* start Supplied material *
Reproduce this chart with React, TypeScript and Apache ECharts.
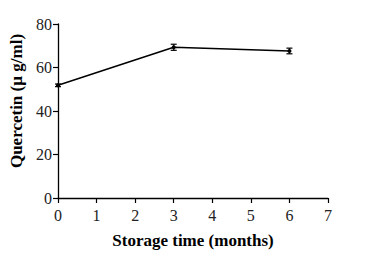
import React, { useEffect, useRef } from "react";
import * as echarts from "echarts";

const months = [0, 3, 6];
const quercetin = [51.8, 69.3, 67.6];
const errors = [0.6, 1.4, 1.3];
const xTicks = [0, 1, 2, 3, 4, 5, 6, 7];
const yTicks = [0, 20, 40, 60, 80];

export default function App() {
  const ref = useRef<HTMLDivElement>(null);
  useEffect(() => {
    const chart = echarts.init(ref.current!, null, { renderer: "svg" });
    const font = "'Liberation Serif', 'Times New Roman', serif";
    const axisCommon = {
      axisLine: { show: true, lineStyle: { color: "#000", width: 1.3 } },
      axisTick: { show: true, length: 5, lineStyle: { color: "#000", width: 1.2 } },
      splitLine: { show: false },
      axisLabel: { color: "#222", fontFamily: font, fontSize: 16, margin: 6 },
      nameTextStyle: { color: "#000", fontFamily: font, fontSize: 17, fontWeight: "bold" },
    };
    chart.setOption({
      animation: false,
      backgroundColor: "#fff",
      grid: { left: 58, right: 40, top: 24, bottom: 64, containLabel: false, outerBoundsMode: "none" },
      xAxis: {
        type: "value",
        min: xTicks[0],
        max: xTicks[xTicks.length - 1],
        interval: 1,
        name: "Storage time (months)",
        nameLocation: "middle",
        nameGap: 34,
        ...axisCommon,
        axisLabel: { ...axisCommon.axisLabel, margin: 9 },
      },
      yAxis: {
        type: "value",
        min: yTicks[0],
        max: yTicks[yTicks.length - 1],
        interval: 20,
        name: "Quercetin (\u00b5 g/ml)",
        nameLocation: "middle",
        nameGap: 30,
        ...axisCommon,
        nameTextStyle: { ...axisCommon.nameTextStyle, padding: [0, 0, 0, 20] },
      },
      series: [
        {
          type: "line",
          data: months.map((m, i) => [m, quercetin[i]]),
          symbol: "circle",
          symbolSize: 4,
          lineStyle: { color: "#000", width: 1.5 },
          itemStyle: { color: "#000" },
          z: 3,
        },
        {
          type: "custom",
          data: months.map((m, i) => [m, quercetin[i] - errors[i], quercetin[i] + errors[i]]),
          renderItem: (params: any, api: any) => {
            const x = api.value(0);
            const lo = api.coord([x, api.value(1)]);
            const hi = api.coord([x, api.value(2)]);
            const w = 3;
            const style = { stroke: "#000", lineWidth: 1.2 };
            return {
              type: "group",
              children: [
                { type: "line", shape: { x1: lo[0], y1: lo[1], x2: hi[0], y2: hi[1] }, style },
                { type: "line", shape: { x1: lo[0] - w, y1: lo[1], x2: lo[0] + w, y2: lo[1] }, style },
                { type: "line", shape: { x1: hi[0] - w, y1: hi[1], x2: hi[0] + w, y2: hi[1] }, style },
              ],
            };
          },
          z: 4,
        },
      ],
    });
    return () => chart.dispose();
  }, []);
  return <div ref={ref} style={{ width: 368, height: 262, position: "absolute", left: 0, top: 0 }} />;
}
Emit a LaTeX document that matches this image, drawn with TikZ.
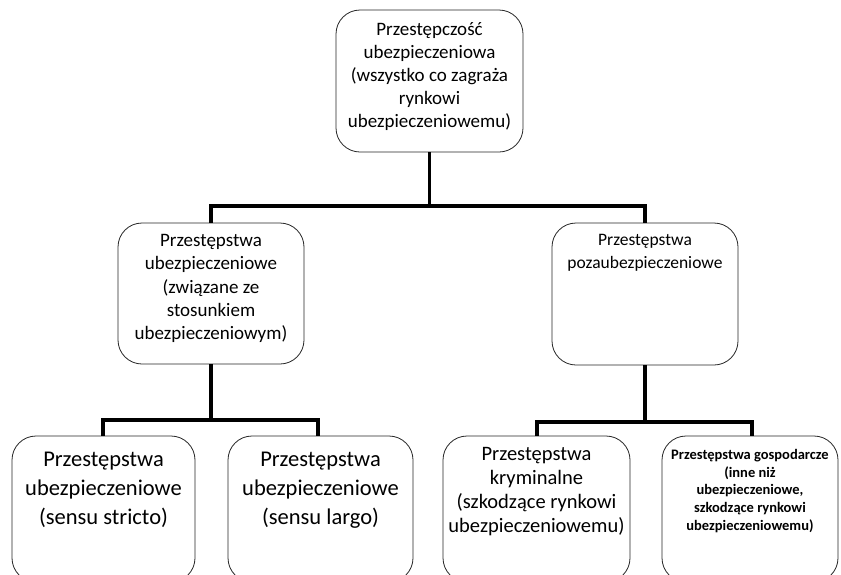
* end Supplied material *
- Description of the task -
Without the pictures, write out the lines from the beginning of the entries through the line with "const yTicks = [0, 20, 40, 60, 80];".

- Output -
Reproduce this chart with React, TypeScript and Apache ECharts.
import React, { useEffect, useRef } from "react";
import * as echarts from "echarts";

const months = [0, 3, 6];
const quercetin = [51.8, 69.3, 67.6];
const errors = [0.6, 1.4, 1.3];
const xTicks = [0, 1, 2, 3, 4, 5, 6, 7];
const yTicks = [0, 20, 40, 60, 80];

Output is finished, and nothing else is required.